▸ **AIM OF THE EXERCISE**
Take the lines beginning with the one that contains "Recreate this image" and ending with the one that contains "sig_cut = 0.35", and set them down exactly. Omit all pictures.

[Part of a data file]
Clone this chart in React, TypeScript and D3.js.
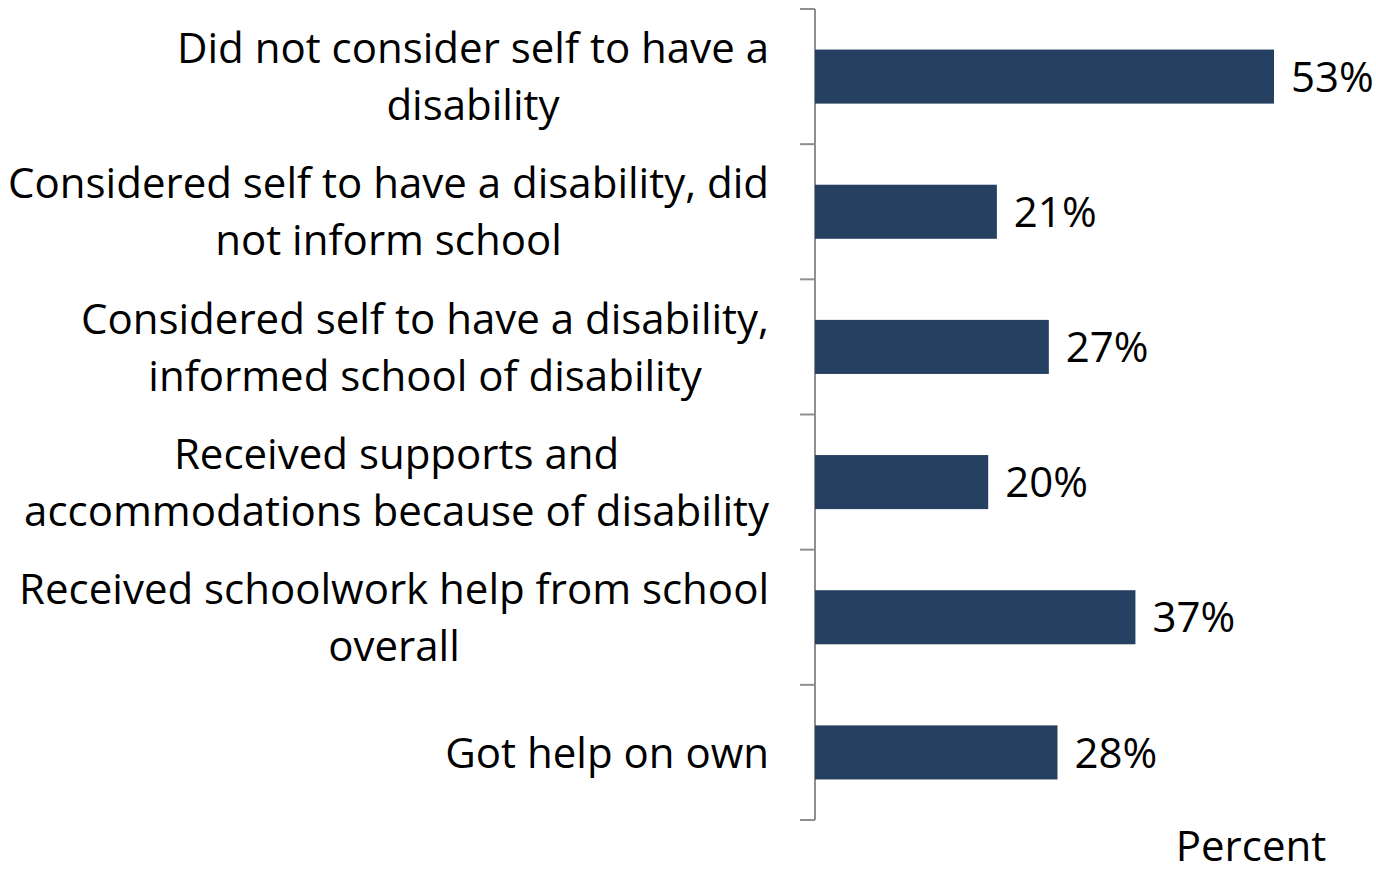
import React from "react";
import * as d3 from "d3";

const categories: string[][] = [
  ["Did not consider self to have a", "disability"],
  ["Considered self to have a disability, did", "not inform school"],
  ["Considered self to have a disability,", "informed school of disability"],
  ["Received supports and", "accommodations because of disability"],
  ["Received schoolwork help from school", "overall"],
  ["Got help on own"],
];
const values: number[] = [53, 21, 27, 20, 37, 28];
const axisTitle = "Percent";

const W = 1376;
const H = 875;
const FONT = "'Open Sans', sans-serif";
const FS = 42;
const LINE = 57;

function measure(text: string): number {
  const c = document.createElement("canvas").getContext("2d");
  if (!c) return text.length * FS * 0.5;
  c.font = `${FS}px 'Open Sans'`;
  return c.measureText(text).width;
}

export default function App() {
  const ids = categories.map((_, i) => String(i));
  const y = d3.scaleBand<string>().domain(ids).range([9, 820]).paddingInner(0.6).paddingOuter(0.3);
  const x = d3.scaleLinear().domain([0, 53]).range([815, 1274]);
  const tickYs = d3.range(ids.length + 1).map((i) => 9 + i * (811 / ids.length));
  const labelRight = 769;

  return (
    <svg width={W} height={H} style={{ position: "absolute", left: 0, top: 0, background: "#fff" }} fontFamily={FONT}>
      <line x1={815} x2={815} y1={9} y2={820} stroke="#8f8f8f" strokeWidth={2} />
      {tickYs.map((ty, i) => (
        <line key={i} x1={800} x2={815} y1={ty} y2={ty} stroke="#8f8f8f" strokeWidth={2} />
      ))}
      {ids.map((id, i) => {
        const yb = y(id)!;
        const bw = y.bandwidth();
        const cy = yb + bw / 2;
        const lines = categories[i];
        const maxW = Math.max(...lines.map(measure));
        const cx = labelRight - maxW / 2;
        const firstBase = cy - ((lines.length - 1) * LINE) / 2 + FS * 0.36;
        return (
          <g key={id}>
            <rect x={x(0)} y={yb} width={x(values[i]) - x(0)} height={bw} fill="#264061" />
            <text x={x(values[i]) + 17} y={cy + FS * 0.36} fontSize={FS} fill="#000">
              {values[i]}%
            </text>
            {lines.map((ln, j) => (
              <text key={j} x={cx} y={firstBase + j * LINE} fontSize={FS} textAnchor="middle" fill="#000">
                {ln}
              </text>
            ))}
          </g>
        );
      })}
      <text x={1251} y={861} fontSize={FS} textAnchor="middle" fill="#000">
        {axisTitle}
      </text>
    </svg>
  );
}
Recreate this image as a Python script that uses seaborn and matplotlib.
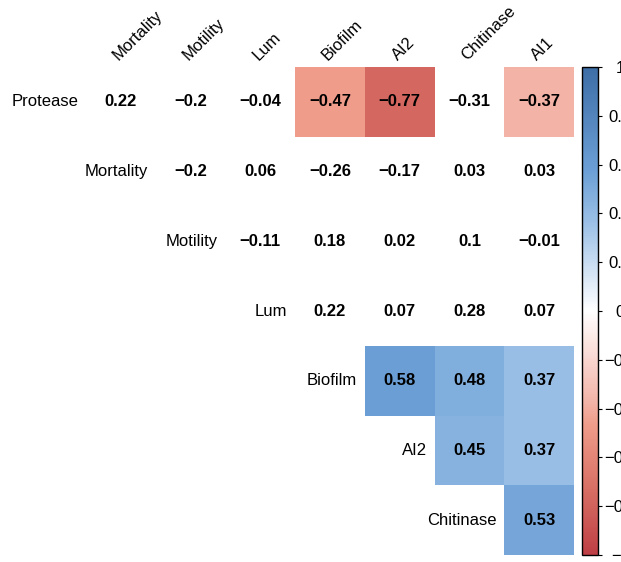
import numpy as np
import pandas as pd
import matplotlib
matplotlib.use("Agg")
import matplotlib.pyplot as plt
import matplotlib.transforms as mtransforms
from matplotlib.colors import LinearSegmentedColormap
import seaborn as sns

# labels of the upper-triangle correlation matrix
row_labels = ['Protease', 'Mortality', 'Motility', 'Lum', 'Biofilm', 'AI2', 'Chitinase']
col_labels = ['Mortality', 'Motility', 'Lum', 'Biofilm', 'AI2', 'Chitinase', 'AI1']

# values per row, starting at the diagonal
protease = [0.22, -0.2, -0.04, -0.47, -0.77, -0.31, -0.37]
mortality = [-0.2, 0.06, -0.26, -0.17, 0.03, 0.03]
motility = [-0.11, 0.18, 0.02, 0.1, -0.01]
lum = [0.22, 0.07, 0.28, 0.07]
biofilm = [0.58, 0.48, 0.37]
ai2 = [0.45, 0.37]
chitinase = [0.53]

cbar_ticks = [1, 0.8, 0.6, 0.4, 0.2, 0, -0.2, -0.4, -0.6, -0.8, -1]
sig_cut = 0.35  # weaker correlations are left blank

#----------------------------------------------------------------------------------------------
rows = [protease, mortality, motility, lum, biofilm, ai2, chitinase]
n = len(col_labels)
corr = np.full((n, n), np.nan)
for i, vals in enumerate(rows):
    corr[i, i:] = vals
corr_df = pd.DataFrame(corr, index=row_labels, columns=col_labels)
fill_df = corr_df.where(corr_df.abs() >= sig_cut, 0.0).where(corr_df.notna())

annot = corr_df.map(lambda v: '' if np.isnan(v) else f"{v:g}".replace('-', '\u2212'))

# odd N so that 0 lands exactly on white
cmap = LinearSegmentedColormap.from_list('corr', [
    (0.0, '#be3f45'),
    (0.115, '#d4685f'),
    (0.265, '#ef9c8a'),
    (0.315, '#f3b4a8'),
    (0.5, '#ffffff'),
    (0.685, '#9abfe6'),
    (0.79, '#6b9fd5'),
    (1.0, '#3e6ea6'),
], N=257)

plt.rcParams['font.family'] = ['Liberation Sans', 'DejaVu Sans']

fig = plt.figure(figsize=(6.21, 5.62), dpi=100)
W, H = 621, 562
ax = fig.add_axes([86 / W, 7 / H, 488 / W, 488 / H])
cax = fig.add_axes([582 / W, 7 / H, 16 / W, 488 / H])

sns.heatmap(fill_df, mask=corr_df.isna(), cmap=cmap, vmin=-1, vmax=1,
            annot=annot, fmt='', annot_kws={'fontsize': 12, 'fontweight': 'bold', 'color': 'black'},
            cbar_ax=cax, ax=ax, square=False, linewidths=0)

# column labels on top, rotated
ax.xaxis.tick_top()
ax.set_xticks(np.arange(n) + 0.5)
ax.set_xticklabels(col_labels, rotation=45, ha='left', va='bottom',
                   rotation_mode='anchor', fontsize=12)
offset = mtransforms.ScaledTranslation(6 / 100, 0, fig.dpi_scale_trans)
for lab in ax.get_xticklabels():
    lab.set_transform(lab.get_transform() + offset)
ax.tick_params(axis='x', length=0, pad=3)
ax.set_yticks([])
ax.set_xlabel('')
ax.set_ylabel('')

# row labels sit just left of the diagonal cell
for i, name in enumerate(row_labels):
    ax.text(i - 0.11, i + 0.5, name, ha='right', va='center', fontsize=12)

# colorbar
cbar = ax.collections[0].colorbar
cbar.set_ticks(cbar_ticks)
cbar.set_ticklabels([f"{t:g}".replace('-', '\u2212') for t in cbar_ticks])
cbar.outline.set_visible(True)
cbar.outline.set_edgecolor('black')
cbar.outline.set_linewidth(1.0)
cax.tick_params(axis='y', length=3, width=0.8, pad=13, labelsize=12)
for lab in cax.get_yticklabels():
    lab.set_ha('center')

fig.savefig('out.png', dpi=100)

▸ **CORRECT RESPONSE**
Recreate this image as a Python script that uses seaborn and matplotlib.
import numpy as np
import pandas as pd
import matplotlib
matplotlib.use("Agg")
import matplotlib.pyplot as plt
import matplotlib.transforms as mtransforms
from matplotlib.colors import LinearSegmentedColormap
import seaborn as sns

# labels of the upper-triangle correlation matrix
row_labels = ['Protease', 'Mortality', 'Motility', 'Lum', 'Biofilm', 'AI2', 'Chitinase']
col_labels = ['Mortality', 'Motility', 'Lum', 'Biofilm', 'AI2', 'Chitinase', 'AI1']

# values per row, starting at the diagonal
protease = [0.22, -0.2, -0.04, -0.47, -0.77, -0.31, -0.37]
mortality = [-0.2, 0.06, -0.26, -0.17, 0.03, 0.03]
motility = [-0.11, 0.18, 0.02, 0.1, -0.01]
lum = [0.22, 0.07, 0.28, 0.07]
biofilm = [0.58, 0.48, 0.37]
ai2 = [0.45, 0.37]
chitinase = [0.53]

cbar_ticks = [1, 0.8, 0.6, 0.4, 0.2, 0, -0.2, -0.4, -0.6, -0.8, -1]
sig_cut = 0.35  # weaker correlations are left blank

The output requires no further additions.